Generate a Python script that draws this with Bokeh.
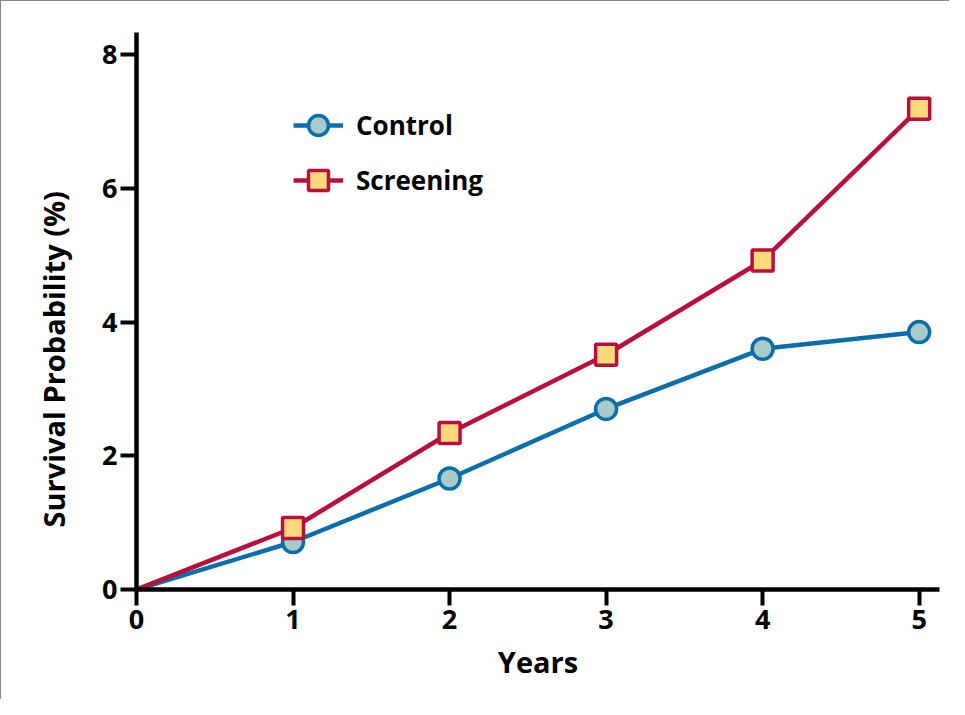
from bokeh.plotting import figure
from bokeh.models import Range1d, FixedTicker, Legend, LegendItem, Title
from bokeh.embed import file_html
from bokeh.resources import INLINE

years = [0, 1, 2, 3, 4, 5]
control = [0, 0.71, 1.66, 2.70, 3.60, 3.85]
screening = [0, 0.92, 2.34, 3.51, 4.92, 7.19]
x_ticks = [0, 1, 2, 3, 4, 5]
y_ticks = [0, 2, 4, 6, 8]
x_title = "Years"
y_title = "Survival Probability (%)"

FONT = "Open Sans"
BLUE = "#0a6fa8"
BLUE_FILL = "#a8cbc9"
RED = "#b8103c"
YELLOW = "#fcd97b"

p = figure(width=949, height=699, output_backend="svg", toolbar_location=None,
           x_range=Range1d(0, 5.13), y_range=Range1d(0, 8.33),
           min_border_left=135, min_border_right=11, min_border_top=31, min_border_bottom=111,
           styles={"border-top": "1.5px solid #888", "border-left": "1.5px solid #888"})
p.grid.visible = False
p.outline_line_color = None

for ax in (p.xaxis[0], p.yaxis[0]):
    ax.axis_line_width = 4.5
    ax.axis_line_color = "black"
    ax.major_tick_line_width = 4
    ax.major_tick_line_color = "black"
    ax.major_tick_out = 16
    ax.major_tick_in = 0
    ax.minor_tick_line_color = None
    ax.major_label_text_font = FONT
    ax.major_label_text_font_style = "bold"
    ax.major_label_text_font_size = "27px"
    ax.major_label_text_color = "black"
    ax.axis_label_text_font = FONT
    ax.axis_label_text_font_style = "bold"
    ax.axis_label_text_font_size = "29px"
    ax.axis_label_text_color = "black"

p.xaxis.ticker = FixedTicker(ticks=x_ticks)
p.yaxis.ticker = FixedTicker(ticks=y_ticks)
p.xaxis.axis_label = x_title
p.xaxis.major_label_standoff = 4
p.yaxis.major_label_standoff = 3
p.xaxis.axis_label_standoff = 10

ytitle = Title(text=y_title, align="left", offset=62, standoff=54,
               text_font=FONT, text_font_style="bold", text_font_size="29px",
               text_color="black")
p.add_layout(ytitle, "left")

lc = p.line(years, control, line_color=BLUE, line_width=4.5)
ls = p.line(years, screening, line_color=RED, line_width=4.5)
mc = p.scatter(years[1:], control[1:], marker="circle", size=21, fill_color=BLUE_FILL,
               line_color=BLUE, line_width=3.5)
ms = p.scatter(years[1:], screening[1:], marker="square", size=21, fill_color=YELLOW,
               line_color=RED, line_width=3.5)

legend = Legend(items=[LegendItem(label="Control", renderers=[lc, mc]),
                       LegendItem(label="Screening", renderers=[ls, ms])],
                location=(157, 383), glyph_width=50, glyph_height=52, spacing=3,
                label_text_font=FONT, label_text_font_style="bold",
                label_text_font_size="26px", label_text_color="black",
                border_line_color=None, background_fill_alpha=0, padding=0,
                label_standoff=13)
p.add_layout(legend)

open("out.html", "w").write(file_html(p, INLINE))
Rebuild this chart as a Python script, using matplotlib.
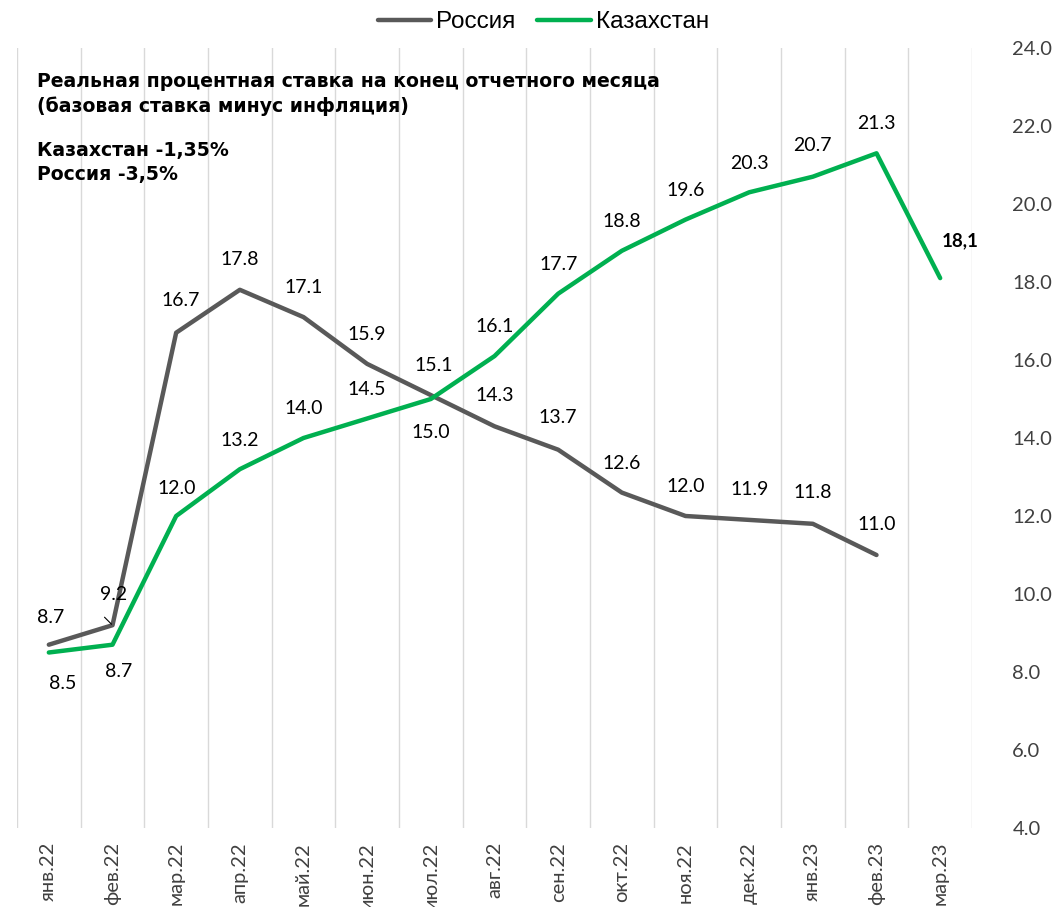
☆ ☆ ☆ ☆
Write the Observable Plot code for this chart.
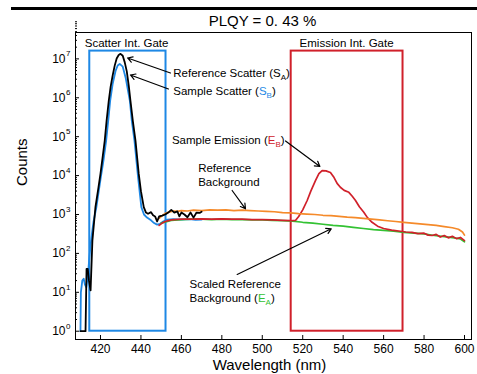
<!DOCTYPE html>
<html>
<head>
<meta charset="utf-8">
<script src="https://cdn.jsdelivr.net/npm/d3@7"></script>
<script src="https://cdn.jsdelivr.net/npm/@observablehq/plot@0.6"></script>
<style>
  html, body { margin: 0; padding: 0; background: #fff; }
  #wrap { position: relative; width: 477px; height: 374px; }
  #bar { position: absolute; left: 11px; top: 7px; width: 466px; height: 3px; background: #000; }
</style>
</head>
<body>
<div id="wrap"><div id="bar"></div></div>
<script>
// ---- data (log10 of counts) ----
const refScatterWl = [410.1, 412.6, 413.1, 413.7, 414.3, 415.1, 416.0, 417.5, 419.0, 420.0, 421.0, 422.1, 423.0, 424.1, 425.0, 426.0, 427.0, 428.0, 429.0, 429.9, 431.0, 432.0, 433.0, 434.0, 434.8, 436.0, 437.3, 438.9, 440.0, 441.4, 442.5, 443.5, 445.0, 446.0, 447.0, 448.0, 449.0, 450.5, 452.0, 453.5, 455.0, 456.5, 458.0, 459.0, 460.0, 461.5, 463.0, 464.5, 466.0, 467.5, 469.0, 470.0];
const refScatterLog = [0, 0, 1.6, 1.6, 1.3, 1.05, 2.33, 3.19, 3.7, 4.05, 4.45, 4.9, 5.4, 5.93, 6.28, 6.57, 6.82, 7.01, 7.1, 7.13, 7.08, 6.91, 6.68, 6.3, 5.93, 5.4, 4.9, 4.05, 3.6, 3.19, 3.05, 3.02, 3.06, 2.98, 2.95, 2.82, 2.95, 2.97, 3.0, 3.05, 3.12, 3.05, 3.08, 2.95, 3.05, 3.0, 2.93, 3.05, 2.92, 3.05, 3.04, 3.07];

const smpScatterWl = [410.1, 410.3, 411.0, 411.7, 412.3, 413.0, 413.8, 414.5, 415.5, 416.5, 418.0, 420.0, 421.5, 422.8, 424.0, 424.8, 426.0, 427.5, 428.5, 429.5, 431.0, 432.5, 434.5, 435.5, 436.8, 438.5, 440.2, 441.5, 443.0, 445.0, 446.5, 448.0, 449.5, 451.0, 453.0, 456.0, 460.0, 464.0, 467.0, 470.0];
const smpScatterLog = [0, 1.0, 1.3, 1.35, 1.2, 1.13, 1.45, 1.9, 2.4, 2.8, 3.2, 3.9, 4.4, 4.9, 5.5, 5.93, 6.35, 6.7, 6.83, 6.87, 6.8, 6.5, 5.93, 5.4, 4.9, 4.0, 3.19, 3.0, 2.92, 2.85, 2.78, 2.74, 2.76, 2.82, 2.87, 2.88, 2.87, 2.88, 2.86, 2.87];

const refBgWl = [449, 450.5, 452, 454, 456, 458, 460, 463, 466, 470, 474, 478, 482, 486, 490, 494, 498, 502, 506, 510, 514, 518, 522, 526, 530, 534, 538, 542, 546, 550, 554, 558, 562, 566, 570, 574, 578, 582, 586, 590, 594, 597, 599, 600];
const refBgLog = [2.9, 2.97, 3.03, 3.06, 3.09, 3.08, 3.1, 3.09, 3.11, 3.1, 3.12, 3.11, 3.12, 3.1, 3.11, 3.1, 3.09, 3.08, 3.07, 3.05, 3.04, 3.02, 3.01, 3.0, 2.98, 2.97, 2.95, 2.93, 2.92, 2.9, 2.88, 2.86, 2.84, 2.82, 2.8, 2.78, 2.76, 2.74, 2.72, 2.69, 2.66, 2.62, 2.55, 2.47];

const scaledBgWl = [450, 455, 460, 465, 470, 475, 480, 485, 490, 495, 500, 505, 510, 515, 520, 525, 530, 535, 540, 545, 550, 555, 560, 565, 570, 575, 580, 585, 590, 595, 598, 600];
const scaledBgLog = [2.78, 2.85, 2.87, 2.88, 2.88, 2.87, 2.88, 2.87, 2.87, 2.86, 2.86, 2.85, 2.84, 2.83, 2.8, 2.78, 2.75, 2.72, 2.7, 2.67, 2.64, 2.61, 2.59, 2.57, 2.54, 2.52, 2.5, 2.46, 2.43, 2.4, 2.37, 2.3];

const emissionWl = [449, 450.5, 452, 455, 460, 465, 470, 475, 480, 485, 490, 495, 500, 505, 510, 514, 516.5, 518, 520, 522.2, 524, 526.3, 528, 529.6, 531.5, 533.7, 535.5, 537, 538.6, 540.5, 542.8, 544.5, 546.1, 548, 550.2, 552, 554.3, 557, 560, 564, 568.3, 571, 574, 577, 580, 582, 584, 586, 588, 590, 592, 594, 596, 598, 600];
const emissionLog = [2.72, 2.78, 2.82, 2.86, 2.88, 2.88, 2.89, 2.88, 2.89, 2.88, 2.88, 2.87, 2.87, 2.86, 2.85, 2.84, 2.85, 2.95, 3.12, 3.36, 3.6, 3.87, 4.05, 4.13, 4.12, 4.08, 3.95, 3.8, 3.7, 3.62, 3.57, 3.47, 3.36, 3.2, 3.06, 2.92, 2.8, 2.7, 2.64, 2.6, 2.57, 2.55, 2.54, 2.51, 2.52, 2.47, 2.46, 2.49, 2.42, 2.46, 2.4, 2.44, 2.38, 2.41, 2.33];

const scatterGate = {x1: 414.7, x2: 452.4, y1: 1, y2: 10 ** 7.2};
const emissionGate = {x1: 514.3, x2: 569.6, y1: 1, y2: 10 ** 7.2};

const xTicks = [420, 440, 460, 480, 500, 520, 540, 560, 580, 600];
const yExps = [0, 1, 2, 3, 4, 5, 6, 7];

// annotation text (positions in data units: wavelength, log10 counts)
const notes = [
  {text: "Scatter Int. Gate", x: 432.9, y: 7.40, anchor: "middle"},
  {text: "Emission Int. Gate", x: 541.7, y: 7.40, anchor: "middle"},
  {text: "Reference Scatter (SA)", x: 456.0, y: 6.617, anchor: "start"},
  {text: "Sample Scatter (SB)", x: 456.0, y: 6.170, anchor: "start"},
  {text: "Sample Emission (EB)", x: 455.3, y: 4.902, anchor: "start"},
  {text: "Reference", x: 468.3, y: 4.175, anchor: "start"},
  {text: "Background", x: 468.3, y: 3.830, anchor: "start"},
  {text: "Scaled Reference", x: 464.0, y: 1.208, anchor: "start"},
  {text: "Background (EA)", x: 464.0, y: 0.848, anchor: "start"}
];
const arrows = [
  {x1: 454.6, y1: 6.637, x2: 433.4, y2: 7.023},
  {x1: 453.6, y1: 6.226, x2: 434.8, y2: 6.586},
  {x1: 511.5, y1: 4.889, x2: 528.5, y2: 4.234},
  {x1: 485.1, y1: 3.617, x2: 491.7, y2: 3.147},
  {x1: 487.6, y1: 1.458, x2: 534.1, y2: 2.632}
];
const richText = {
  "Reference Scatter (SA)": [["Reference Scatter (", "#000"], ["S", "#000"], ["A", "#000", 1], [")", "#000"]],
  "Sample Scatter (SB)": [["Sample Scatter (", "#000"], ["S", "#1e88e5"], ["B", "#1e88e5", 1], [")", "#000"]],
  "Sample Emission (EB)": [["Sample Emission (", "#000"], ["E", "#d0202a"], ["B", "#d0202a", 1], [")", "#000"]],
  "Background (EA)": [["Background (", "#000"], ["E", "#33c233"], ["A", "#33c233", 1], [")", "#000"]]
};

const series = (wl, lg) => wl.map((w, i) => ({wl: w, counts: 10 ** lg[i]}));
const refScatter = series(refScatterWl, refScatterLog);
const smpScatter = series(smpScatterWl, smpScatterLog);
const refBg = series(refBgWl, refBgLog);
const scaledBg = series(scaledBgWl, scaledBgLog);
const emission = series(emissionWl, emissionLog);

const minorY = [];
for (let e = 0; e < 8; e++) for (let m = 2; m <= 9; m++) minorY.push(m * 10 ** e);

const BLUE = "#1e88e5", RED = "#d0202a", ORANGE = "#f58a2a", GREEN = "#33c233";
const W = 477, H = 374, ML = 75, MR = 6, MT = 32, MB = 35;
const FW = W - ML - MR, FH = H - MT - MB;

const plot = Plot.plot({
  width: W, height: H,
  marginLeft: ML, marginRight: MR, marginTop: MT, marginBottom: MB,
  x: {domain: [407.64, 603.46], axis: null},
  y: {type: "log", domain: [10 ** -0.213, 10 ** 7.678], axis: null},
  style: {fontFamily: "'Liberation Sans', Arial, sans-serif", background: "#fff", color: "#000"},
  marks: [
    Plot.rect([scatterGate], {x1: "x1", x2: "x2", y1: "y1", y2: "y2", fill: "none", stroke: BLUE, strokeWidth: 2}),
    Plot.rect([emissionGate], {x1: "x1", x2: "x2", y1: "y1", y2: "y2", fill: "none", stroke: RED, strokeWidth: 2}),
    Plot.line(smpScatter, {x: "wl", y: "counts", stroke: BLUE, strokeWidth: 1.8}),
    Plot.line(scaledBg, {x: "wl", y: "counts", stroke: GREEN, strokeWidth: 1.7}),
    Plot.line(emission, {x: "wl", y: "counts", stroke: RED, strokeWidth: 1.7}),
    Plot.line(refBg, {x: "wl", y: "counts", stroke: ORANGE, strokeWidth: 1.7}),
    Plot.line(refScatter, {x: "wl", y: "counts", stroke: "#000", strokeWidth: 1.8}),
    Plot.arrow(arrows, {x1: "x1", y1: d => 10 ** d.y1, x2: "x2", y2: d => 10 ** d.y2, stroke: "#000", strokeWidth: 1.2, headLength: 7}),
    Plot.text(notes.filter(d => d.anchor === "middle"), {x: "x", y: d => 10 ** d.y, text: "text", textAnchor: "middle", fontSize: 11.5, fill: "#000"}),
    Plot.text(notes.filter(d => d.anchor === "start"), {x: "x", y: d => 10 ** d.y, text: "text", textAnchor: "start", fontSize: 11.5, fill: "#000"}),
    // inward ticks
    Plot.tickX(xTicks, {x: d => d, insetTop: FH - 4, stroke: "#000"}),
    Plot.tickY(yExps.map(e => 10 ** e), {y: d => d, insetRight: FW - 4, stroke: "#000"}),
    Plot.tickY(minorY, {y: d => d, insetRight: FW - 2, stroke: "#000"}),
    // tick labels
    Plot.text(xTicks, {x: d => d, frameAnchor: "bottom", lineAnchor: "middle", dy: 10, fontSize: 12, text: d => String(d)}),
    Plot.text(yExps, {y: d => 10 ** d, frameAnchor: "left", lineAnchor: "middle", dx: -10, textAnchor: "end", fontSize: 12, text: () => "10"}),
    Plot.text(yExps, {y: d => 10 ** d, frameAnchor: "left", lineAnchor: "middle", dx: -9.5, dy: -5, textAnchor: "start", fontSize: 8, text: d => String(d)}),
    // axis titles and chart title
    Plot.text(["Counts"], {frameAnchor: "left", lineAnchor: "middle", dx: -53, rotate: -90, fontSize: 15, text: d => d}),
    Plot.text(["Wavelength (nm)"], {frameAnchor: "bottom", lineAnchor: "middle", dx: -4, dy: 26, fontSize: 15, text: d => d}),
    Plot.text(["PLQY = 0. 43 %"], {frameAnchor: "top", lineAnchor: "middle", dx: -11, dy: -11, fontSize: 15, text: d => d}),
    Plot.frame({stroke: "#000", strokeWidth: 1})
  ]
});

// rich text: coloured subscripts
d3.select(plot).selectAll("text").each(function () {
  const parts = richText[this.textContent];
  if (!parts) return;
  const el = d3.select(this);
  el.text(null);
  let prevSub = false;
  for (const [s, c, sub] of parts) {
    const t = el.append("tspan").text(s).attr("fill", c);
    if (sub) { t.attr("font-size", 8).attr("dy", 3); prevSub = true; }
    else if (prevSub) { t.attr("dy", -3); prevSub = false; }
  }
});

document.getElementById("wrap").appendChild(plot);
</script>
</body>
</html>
☆ ☆ ☆ ☆
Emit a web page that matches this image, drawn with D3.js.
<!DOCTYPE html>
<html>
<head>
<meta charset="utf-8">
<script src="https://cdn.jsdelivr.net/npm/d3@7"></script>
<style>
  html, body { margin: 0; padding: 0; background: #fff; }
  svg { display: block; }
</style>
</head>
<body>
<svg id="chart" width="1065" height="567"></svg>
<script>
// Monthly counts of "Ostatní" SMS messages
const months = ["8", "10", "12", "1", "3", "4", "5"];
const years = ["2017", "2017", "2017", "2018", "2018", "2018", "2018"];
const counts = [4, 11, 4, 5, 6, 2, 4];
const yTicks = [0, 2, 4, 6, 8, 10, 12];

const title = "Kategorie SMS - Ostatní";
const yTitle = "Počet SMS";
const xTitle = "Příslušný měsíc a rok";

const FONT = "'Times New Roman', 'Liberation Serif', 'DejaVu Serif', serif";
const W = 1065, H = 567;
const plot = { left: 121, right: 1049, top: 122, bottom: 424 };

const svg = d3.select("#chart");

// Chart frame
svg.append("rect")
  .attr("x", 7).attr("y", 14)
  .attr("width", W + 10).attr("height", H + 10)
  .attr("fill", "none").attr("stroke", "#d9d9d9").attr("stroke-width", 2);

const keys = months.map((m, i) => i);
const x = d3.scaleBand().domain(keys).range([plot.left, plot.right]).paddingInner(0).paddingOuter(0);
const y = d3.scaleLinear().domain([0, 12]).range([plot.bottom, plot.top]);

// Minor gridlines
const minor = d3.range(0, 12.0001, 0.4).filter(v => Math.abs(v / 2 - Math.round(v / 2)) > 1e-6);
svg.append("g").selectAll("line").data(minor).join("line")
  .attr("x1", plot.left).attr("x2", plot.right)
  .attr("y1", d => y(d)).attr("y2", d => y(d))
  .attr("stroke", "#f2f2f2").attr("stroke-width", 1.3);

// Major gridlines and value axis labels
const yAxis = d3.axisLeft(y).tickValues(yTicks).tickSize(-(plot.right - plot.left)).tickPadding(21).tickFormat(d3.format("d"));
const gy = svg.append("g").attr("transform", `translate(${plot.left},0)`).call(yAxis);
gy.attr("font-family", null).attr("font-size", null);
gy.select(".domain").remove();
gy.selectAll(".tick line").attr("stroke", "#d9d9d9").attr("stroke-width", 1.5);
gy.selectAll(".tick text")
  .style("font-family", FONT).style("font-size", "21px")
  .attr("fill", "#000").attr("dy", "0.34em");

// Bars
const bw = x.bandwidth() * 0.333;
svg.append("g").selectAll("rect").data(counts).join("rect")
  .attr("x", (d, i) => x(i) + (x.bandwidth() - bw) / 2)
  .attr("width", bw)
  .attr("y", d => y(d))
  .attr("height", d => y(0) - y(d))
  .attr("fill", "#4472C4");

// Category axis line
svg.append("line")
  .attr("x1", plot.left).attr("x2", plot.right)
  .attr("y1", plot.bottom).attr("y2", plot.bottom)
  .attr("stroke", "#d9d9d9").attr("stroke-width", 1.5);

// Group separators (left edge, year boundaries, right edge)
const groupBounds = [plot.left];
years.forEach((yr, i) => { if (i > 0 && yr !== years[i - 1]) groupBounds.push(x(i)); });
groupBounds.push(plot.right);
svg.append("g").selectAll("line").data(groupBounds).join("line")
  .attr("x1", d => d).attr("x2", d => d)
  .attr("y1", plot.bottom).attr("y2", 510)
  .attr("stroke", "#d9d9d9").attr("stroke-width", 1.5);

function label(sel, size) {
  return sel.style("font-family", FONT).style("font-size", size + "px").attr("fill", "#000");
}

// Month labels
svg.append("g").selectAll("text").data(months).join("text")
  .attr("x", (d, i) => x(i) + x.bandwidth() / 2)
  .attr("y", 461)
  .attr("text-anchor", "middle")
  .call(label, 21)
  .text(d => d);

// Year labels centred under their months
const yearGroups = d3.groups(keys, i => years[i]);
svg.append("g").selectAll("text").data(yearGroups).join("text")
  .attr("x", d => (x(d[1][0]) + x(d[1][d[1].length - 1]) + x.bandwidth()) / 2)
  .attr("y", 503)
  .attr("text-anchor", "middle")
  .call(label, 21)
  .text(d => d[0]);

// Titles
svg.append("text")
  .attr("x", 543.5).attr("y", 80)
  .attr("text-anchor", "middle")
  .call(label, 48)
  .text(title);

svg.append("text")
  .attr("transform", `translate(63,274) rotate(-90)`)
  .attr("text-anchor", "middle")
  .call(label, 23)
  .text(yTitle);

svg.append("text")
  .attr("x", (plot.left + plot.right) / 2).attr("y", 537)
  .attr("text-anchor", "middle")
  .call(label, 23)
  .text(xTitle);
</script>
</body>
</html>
☆ ☆ ☆ ☆
_Goal_.
From the entries above, copy every line containing the word "this".

_Answer for the task_.
Generate a Python script that draws this with Bokeh.
Rebuild this chart as a Python script, using matplotlib.
Write the Observable Plot code for this chart.
  const parts = richText[this.textContent];
  const el = d3.select(this);
Emit a web page that matches this image, drawn with D3.js.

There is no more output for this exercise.